Thus far, we have formed a bottom to the a-wave of this wave (4). And, since that time, we have been in a b-wave rally. Before I go into the detail of the wave structure, I want to repost something I posted in the room today:
For those new to Elliott Wave, one of the most important aspects of the analysis is identifying where we reside within the trend. When we are in a corrective structure, as we are now, it means to almost expect the unexpected, especially in a 4th wave.
4th waves are consolidations. But, the structure of a 4th wave is quite variable, in fact, arguably the most variable structure of the entire 5-wave Elliott Wave structure. For this reason, it is advisable to not trade heavily within the structure, as it often leads to much frustration.
So, please be aware we are now likely within a 4th wave, and it will take some time. So, if you intend to trade during this wave, I suggest you reduced your position sizes because you will have to widen your stops.

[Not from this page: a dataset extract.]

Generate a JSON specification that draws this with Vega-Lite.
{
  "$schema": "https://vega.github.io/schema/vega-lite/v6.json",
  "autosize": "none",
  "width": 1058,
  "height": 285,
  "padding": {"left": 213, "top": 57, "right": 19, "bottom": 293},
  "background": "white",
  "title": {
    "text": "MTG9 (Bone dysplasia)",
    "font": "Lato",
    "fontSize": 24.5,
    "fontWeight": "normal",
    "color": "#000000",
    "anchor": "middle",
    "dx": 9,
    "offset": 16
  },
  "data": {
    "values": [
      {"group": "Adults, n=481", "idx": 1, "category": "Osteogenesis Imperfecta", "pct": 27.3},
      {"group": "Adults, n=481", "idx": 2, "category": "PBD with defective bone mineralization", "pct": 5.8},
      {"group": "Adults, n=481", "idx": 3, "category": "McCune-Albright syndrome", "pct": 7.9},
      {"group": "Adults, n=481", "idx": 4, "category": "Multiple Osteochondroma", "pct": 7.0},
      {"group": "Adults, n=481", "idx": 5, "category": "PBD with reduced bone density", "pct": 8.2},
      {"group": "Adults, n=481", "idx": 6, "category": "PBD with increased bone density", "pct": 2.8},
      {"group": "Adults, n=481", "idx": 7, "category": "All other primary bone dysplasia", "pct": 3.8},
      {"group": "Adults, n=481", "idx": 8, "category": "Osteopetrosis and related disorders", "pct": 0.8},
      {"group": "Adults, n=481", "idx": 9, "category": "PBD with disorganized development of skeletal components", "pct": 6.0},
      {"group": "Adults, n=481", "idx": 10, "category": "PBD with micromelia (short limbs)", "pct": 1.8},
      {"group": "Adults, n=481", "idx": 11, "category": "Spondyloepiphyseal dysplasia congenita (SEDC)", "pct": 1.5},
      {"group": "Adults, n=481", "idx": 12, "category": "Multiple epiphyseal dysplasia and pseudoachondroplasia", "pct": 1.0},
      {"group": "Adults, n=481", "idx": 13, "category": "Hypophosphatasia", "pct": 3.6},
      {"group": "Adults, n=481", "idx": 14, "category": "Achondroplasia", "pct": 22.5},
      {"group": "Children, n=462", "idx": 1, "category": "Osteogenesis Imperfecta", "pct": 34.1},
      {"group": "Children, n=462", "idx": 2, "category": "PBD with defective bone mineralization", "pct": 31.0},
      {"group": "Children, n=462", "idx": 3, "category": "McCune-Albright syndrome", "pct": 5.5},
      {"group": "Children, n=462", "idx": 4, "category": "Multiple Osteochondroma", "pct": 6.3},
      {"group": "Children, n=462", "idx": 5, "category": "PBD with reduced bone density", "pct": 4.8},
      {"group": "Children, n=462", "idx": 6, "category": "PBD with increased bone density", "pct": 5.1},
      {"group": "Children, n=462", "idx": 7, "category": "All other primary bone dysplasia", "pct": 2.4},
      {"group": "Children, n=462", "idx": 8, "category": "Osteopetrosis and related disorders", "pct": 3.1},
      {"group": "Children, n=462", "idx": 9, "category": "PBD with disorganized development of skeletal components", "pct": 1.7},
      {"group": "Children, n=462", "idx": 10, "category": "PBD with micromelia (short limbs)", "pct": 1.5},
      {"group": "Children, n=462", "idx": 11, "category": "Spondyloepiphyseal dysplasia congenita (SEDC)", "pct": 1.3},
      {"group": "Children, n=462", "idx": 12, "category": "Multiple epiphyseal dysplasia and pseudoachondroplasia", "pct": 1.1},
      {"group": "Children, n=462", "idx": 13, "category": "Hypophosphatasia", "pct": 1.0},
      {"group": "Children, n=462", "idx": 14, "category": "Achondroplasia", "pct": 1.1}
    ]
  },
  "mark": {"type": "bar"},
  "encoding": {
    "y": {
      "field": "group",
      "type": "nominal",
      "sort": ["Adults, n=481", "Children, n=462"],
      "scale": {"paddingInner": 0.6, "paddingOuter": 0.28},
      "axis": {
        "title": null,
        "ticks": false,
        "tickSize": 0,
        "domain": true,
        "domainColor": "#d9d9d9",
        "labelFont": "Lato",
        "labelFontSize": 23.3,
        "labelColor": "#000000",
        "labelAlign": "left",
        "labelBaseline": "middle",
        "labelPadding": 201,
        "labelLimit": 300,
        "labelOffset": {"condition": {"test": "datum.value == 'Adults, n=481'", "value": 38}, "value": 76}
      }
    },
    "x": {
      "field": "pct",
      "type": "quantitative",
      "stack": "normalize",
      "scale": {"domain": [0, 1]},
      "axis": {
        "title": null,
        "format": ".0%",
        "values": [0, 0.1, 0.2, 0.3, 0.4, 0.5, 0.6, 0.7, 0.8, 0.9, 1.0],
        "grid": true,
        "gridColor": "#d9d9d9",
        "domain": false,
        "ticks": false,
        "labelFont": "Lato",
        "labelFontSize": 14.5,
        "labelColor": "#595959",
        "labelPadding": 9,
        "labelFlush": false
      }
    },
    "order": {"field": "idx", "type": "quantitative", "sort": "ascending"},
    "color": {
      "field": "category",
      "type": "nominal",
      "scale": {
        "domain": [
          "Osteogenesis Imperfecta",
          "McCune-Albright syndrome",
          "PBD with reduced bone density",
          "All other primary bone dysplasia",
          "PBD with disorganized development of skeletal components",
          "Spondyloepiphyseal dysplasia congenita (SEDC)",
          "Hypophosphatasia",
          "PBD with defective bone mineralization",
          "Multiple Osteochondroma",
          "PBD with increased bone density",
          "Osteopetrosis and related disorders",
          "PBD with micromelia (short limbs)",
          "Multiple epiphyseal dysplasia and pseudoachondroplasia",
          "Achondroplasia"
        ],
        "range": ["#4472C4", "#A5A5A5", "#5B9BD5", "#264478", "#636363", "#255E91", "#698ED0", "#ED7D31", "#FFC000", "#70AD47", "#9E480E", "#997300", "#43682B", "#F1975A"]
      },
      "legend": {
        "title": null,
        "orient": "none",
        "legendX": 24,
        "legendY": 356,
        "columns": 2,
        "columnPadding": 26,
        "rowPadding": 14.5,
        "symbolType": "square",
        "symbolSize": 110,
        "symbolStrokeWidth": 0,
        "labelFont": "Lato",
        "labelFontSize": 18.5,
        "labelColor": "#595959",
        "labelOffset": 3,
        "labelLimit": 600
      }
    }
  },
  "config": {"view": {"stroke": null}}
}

However, now is the time to begin planning for how you intend to ride the 5th wave higher. So, this is the best time to review the stocks you want to buy to ride that rally to 3000+ SPX.

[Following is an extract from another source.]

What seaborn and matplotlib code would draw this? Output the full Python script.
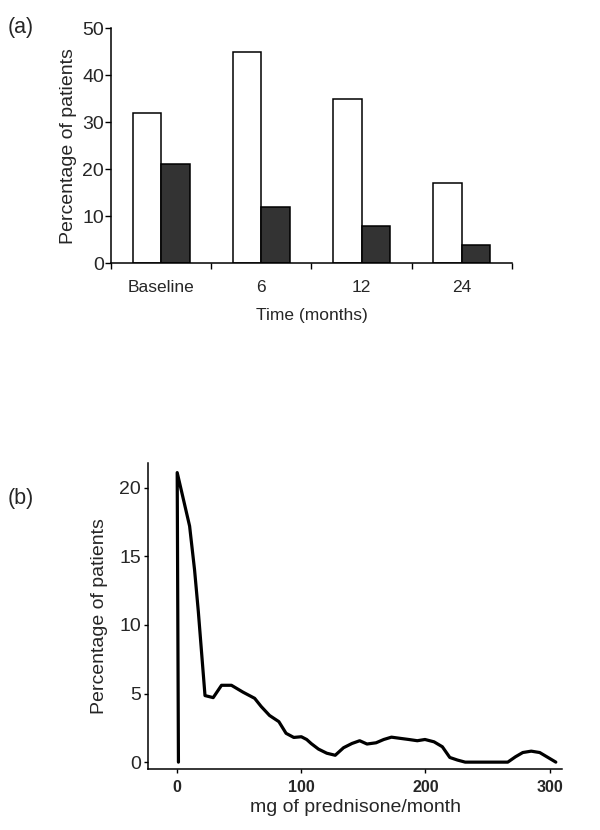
import matplotlib
matplotlib.use('Agg')
import matplotlib.pyplot as plt
import seaborn as sns
import pandas as pd

# panel (a): bars
time_labels = ['Baseline', '6', '12', '24']
open_bars = [32, 45, 35, 17]
filled_bars = [21, 12, 8, 3.8]

# panel (b): dose curve
dose_mg = [1, 0, 10, 14, 17, 22.4, 29, 35.7, 43.7, 53, 62.4, 67.7, 74.4, 81.9, 87.7,
           93.9, 100, 104.3, 108, 113.8, 120.5, 127.3, 134, 140.8, 147, 152.9, 160.2,
           166.4, 172.6, 179.9, 186.6, 193.4, 199.6, 206.9, 213.6, 219.6, 225.8, 232,
           266.3, 272.5, 278.4, 285.2, 292, 298.7, 305]
dose_pct = [0, 21.1, 17.2, 14.0, 11.0, 4.85, 4.7, 5.6, 5.6, 5.1, 4.65, 4.05, 3.4, 2.95, 2.1,
            1.8, 1.85, 1.65, 1.35, 0.95, 0.65, 0.5, 1.05, 1.36, 1.56, 1.32, 1.41,
            1.65, 1.82, 1.73, 1.65, 1.56, 1.65, 1.48, 1.12, 0.34, 0.15, 0,
            0, 0.39, 0.7, 0.8, 0.7, 0.34, 0]

sns.set_theme(style='ticks')
plt.rcParams['font.family'] = ['Liberation Sans', 'DejaVu Sans']

n = len(time_labels)
df_a = pd.DataFrame({
    'Time': time_labels * 2,
    'Pct': open_bars + filled_bars,
    'Group': ['open'] * n + ['filled'] * n,
})
df_b = pd.DataFrame({'Dose': dose_mg, 'Pct': dose_pct})

fig = plt.figure(figsize=(6, 8.3), dpi=100)

# ---- (a)
ax1 = fig.add_axes([0.185, 0.683, 0.668, 0.283])
sns.barplot(data=df_a, x='Time', y='Pct', hue='Group', palette=['white', '#333333'],
            edgecolor='black', linewidth=1.1, width=0.57, legend=False, ax=ax1)
ax1.set_xlim(-0.5, n - 0.5)
ax1.set_ylim(0, 50)
ax1.set_yticks(range(0, 51, 10))
ax1.set_xticks([i - 0.5 for i in range(n + 1)])
ax1.set_xticklabels([])
ax1.set_xticks(range(n), minor=True)
ax1.set_xticklabels(time_labels, minor=True, fontsize=12.5)
ax1.tick_params(axis='x', which='minor', length=0, pad=12)
ax1.tick_params(axis='both', which='major', length=4, width=1, color='black')
ax1.tick_params(axis='y', labelsize=14, pad=1)
ax1.set_xlabel('Time (months)', fontsize=12.5, labelpad=9.5)
ax1.set_ylabel('Percentage of patients', fontsize=14, labelpad=4)
for s in ['top', 'right']:
    ax1.spines[s].set_visible(False)
for s in ['left', 'bottom']:
    ax1.spines[s].set_linewidth(1.1)
    ax1.spines[s].set_color('black')
fig.text(0.013, 0.967, '(a)', fontsize=15.5, va='center', ha='left')

# ---- (b)
ax2 = fig.add_axes([0.2467, 0.0735, 0.69, 0.3687])
sns.lineplot(data=df_b, x='Dose', y='Pct', sort=False, estimator=None,
             color='black', linewidth=2.3, ax=ax2)
ax2.set_xlim(-23.5, 310)
ax2.set_ylim(-0.5, 21.8)
ax2.set_xticks([0, 100, 200, 300])
ax2.set_yticks([0, 5, 10, 15, 20])
ax2.tick_params(axis='both', length=3, width=1, color='black')
ax2.tick_params(axis='y', labelsize=14, pad=2)
ax2.tick_params(axis='x', labelsize=11.5, pad=5)
for lab in ax2.get_xticklabels():
    lab.set_fontweight('bold')
ax2.set_xlabel('mg of prednisone/month', fontsize=14, labelpad=3)
ax2.set_ylabel('Percentage of patients', fontsize=14, labelpad=8)
for s in ['top', 'right']:
    ax2.spines[s].set_visible(False)
for s in ['left', 'bottom']:
    ax2.spines[s].set_linewidth(1.1)
    ax2.spines[s].set_color('black')
fig.text(0.013, 0.40, '(b)', fontsize=15.5, va='center', ha='left')

fig.savefig('out.png', dpi=100)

That being said, if you chose to trade within a 4th wave, I would STRONGLY suggest you reduce your position sizes so you can widen your stops. But, again, I want to warn you that 4th waves have a tendency to chop traders up, so please recognize this before you begin to jump head first into 4th wave trading.
As far as where we are in the wave structure, we have now rallied enough to consider the (a) wave of the b-wave as completed. While there still can be a higher high to this (a) wave, the micro structure presents as having already begun the (b) wave lower.
Since the ES and SPX have different lows, as the ES saw a drop down to the 2530 region, which was not seen in the SPX, it causes a difference in the retracement targets between the two, as you can see on the attached ES and SPX 5-minute charts.
The practical effect of this will be that the (b) wave pullback in the SPX will see much deeper relative to the bottom of it’s a-wave as compared to the ES. But, they both seem to have confluence around the 2625SPX region.
Additionally, b-waves are notorious for being the most variable wave even within the 4th wave. For this reason, I try to avoid trading them. Rather, as I noted in the live video this morning, I wait for c-waves to trade. You see, c-waves have 5-wave structures, and are the safest segments within a 4th wave to even attempt to trade. And, since we have a c-wave within the (b) wave, as well as a c-wave down to complete the 4th wave, there is plenty of opportunity to trade, but you must be patient for the appropriate set up.
At the end of the day, I think this 4th wave should take us at least several more weeks, and there is even potential it can drag out until May. However, since our larger degree target for this pullback is the 2424-2539SPX region, I would be strongly looking to buy stocks I want to ride in the rally to 3000+ once we hit our target in the cash index.